A casamenteira
O carro funerário cruzava a estrada lentamente. Um grupo de pessoas seguia- o
serenamente, sem choro nem drama, apenas o silêncio a reinar. No Lar de idosos onde
Joana passara os últimos anos, várias senhoras acercaram- se da varanda para
verem passar o cortejo fúnebre…
– A minha mãe deve estar ali, no funeral, ela vai aos funerais todos –
comentava uma das senhoras que deveria rondar os noventa anos… e aproximava
-se da parede para tentar descobrir a mãe, cada vez mais invisível, presente
apenas no seu universo imaginário que agora se sobrepunha à cruel realidade.

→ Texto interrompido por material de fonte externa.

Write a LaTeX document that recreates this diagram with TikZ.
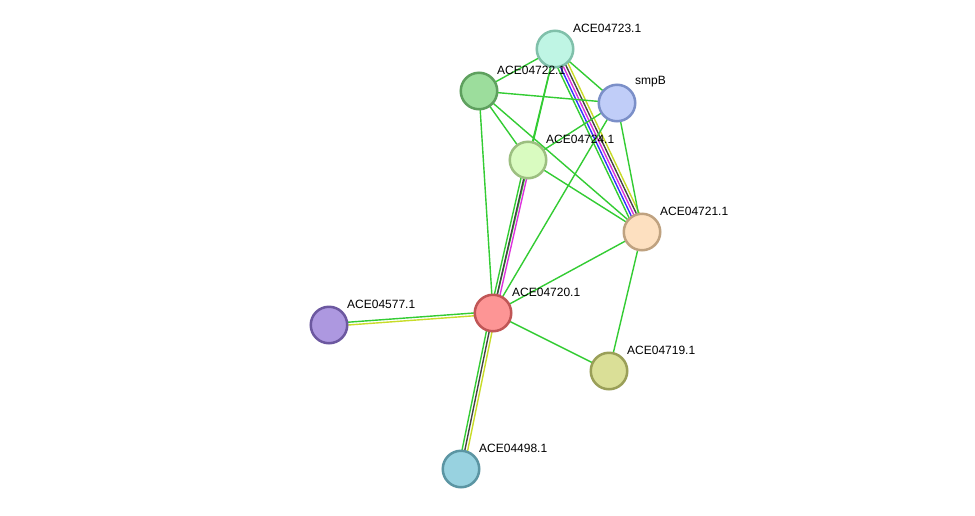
\documentclass[tikz,border=0pt]{standalone}
\usepackage{fontspec}
\setmainfont{Liberation Sans}
\usetikzlibrary{calc,backgrounds}
\definecolor{eg}{HTML}{33CC33}
\definecolor{eb}{HTML}{3333FF}
\definecolor{em}{HTML}{DD33DD}
\definecolor{ek}{HTML}{444444}
\definecolor{ey}{HTML}{C8DC28}
\definecolor{f23}{HTML}{BFF5E4}\definecolor{d23}{HTML}{80C0AA}
\definecolor{f22}{HTML}{9CDD9C}\definecolor{d22}{HTML}{5EA05E}
\definecolor{fsm}{HTML}{C0CDF8}\definecolor{dsm}{HTML}{7B8FC8}
\definecolor{f24}{HTML}{D9FBC0}\definecolor{d24}{HTML}{9CBF80}
\definecolor{f21}{HTML}{FDE0C0}\definecolor{d21}{HTML}{BFA280}
\definecolor{f20}{HTML}{FD9595}\definecolor{d20}{HTML}{C05656}
\definecolor{f77}{HTML}{AD98E0}\definecolor{d77}{HTML}{6C58A0}
\definecolor{f19}{HTML}{DADF97}\definecolor{d19}{HTML}{9A9F58}
\definecolor{f98}{HTML}{98D2E0}\definecolor{d98}{HTML}{5B95A3}
\tikzset{
  prot/.style={circle,minimum size=36.5pt,inner sep=0pt,line width=2.5pt},
  lbl/.style={anchor=west,font=\fontsize{12pt}{12pt}\selectfont,inner sep=0pt},
  edge/.style={line width=1.4pt}
}
\newcommand\ed[4]{\draw[edge,#4] ($(#1)!#3!90:(#2)$) -- ($(#2)!#3!-90:(#1)$);}
\begin{document}
\begin{tikzpicture}[x=1pt,y=-1pt]
\useasboundingbox (0,0) rectangle (975,515);
\node[prot,fill=f23,draw=d23] (n23) at (555,49) {};
\node[prot,fill=f22,draw=d22] (n22) at (479,91) {};
\node[prot,fill=fsm,draw=dsm] (smpB) at (617,103) {};
\node[prot,fill=f24,draw=d24] (n24) at (528,160) {};
\node[prot,fill=f21,draw=d21] (n21) at (642,232) {};
\node[prot,fill=f20,draw=d20] (n20) at (493,313) {};
\node[prot,fill=f77,draw=d77] (n77) at (329,325) {};
\node[prot,fill=f19,draw=d19] (n19) at (609,371) {};
\node[prot,fill=f98,draw=d98] (n98) at (461,469) {};
\node[lbl] (l23) at (573,28) {ACE04723.1};
\node[lbl] (l22) at (497,70) {ACE04722.1};
\node[lbl] (lsmpB) at (635,82) {smpB};
\node[lbl] (l24) at (546,139) {ACE04724.1};
\node[lbl] (l21) at (660,211) {ACE04721.1};
\node[lbl] (l20) at (512,292) {ACE04720.1};
\node[lbl] (l77) at (347,304) {ACE04577.1};
\node[lbl] (l19) at (627,350) {ACE04719.1};
\node[lbl] (l98) at (479,448) {ACE04498.1};
\begin{scope}[on background layer]
\fill[white] (0,0) rectangle (975,515);
\ed{n23}{n22}{0pt}{eg}
\ed{n23}{smpB}{0pt}{eg}
\ed{n23}{n24}{0pt}{eg}
\ed{n23}{n20}{0pt}{eg}
\ed{n23}{n21}{-5.6pt}{eg}
\ed{n23}{n21}{-2.8pt}{eb}
\ed{n23}{n21}{0pt}{em}
\ed{n23}{n21}{2.8pt}{ek}
\ed{n23}{n21}{5.6pt}{ey}
\ed{n22}{smpB}{0pt}{eg}
\ed{n22}{n24}{0pt}{eg}
\ed{n22}{n21}{0pt}{eg}
\ed{n22}{n20}{0pt}{eg}
\ed{smpB}{n24}{0pt}{eg}
\ed{smpB}{n21}{0pt}{eg}
\ed{smpB}{n20}{0pt}{eg}
\ed{n24}{n21}{0pt}{eg}
\ed{n24}{n20}{-2.8pt}{eg}
\ed{n24}{n20}{0pt}{ek}
\ed{n24}{n20}{2.8pt}{em}
\ed{n21}{n20}{0pt}{eg}
\ed{n21}{n19}{0pt}{eg}
\ed{n20}{n19}{0pt}{eg}
\ed{n20}{n77}{-1.4pt}{eg}
\ed{n20}{n77}{1.4pt}{ey}
\ed{n20}{n98}{-2.8pt}{eg}
\ed{n20}{n98}{0pt}{ek}
\ed{n20}{n98}{2.8pt}{ey}
\end{scope}
\end{tikzpicture}
\end{document}
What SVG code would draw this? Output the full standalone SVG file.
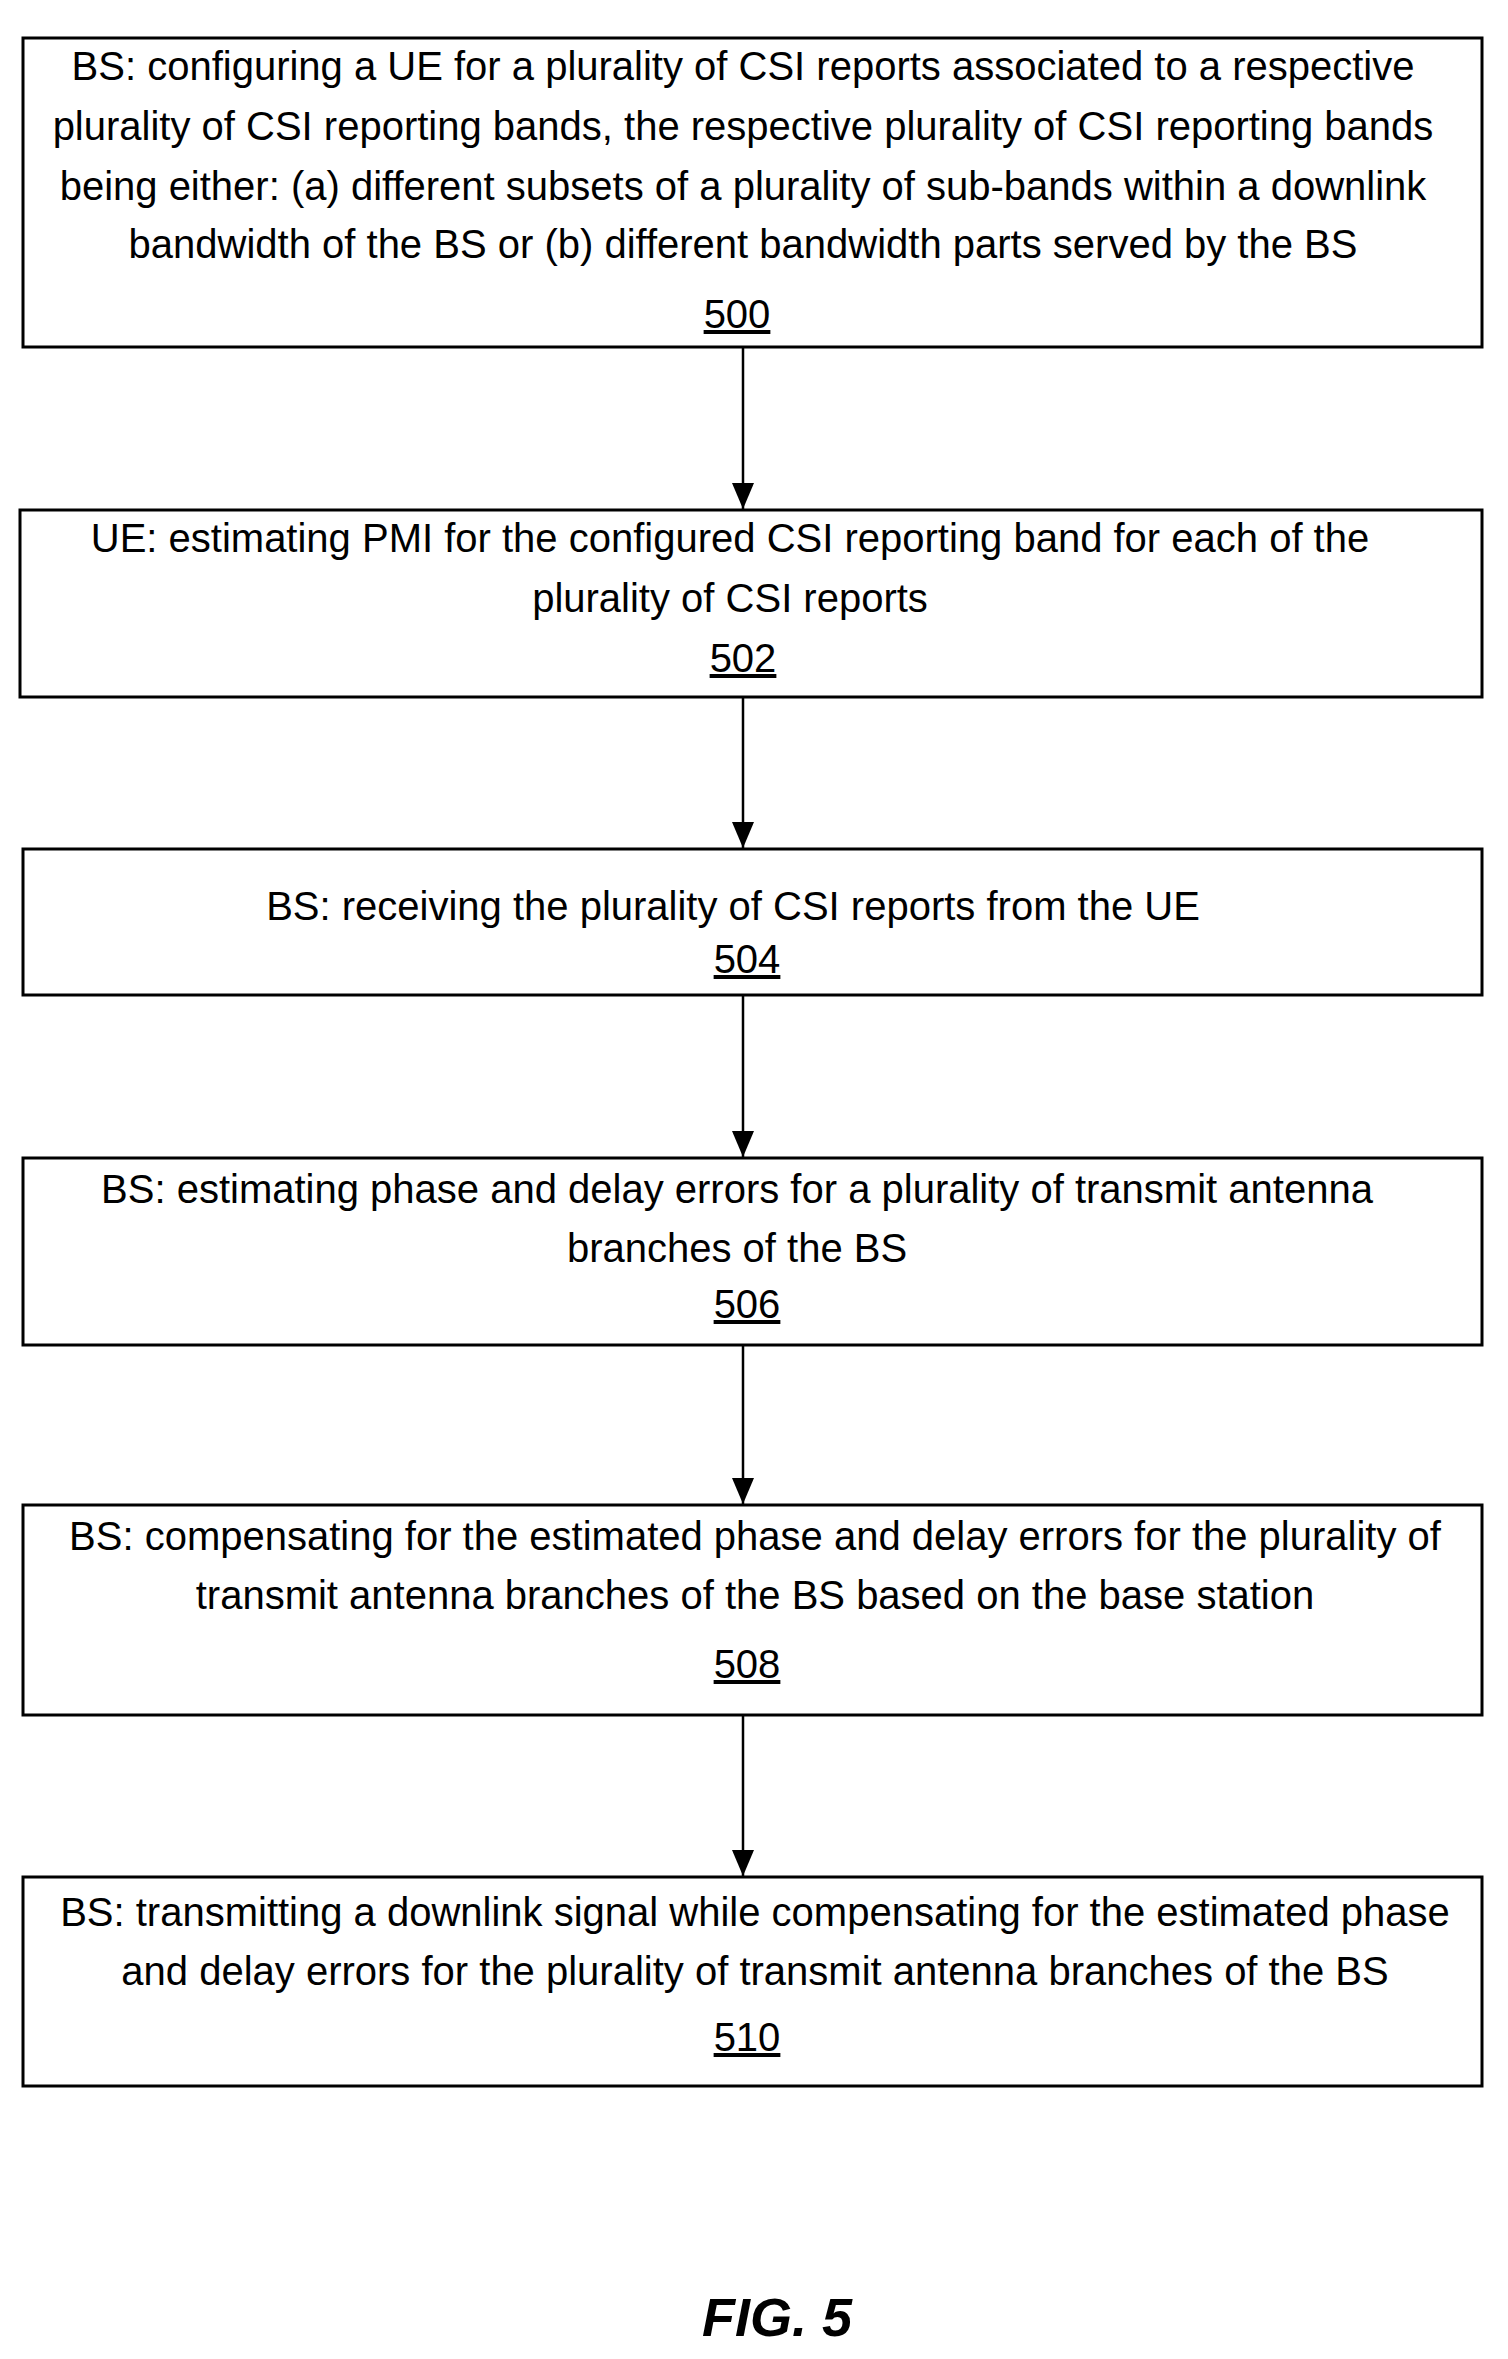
<svg xmlns="http://www.w3.org/2000/svg" width="1508" height="2359" viewBox="0 0 1508 2359">
<style>
.b{fill:#fff;stroke:#000;stroke-width:3}
text{font-family:"Liberation Sans",Arial,sans-serif;font-size:40px;text-anchor:middle;fill:#000}
.n{text-decoration:underline}
.c{stroke:#000;stroke-width:2.5;fill:none}
</style>
<defs><marker id="a" markerWidth="26" markerHeight="22" refX="26" refY="11" orient="auto" markerUnits="userSpaceOnUse"><path d="M0,0 L26,11 L0,22 Z" fill="#000"/></marker></defs>
<rect width="1508" height="2359" fill="#fff"/>
<g id="connectors">
<line class="c" x1="743" y1="347" x2="743" y2="509" marker-end="url(#a)"/>
<line class="c" x1="743" y1="697" x2="743" y2="848" marker-end="url(#a)"/>
<line class="c" x1="743" y1="995" x2="743" y2="1157" marker-end="url(#a)"/>
<line class="c" x1="743" y1="1345" x2="743" y2="1504" marker-end="url(#a)"/>
<line class="c" x1="743" y1="1715" x2="743" y2="1876" marker-end="url(#a)"/>
</g>
<g id="n500"><rect class="b" x="23" y="38" width="1459" height="309"/>
<text x="743" y="80">BS: configuring a UE for a plurality of CSI reports associated to a respective</text>
<text x="743" y="140">plurality of CSI reporting bands, the respective plurality of CSI reporting bands</text>
<text x="743" y="200">being  either: (a) different subsets of a plurality of sub-bands within a downlink</text>
<text x="743" y="258">bandwidth of the BS or (b) different bandwidth parts served by the BS</text>
<text class="n" x="737" y="328">500</text></g>
<g id="n502"><rect class="b" x="20" y="510" width="1462" height="187"/>
<text x="730" y="552">UE: estimating PMI for the configured CSI reporting band for each of  the</text>
<text x="730" y="612">plurality of CSI reports</text>
<text class="n" x="743" y="672">502</text></g>
<g id="n504"><rect class="b" x="23" y="849" width="1459" height="146"/>
<text x="733" y="920">BS: receiving the plurality of CSI reports from the UE</text>
<text class="n" x="747" y="973">504</text></g>
<g id="n506"><rect class="b" x="23" y="1158" width="1459" height="187"/>
<text x="737" y="1203">BS: estimating phase and delay errors for a plurality of transmit antenna</text>
<text x="737" y="1262">branches of the BS</text>
<text class="n" x="747" y="1318">506</text></g>
<g id="n508"><rect class="b" x="23" y="1505" width="1459" height="210"/>
<text x="755" y="1550">BS: compensating for the estimated phase and delay errors for the plurality of</text>
<text x="755" y="1609">transmit antenna branches of the BS based on the base station</text>
<text class="n" x="747" y="1678">508</text></g>
<g id="n510"><rect class="b" x="23" y="1877" width="1459" height="209"/>
<text x="755" y="1926">BS: transmitting a downlink signal while compensating for the estimated phase</text>
<text x="755" y="1985">and delay errors for the plurality of transmit antenna branches of the BS</text>
<text class="n" x="747" y="2051">510</text></g>
<text x="777" y="2336" style="font-size:54px;font-style:italic;font-weight:bold">FIG. 5</text>
</svg>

Noventa e dois anos no reino dos vivos ditam as leis de um cortejo fúnebre
reduzido. Os mais próximos já teriam partido. Os outros, os mais novos,
pertenciam a outros mundos, a outras gerações…Joana vivera os últimos anos
num tempo além do tempo, alimentada por um baú de recordações: nunca casara,
mas nunca ninguém fizera tantos casamentos como ela. Preparara bodas infinitas,
bolos e doces sem fim. Seu era o reino das festas, das promessas de "
viverem felizes para sempre" como nos contos de fadas. Talvez, por isso,
nunca tivesse querido casar, os contos de fadas eram para os outros, como se a
vida fosse uma interminável história de amor. Os outros tinham a ilusão de encontrar
a " outra metade", enquanto ela queria a realidade, agarrava o real
entre os dedos como os fiapos das claras em castelo… castelos brancos doces
que edificara ao longo dos tempos. E a música, a dança, as partidas aos noivos,
a emoção, as bebedeiras, as esperanças de felicidade vã que se esfumavam depois
no doroso do tempo, tudo vibrava ao seu redor como se fosse a maestrina de uma
grande e inusitada sinfonia. Sinfonia também branca de purezas virginais por
achar ou ocultar.
Mas de repente, o baú da memória ficou vazio e deixou de se reconhecer. Quando,
limpas as teias do tempo, brilhou o fundo do baú, exibindo o seu vazio
infinito, tudo deixou de fazer sentido. Joana tomou uma decisão: queria
morrer. Começou a recusar a comida, a iludir as funcionárias acerca da toma dos
medicamentos, que atirava para o lixo assim que elas viravam as costas. E a
morte veio, escalando os degraus dos dias, lançando devagar, as suas garras
negras por sobre uma impessoal e triste cama de hospital.
E agora, sorridente por ter controlado a vida e a morte, Joana irá talvez
planear outros matrimónios, outros bolos e outras iguarias em reinos de luz e
mistério, além de qualquer baú vazio de memórias.
No horizonte, numa nuvem de poeira, o carro funerário dissipa-se rumo a sete
palmos de terra – Terra feita de açúcar, ovos, leite e mel.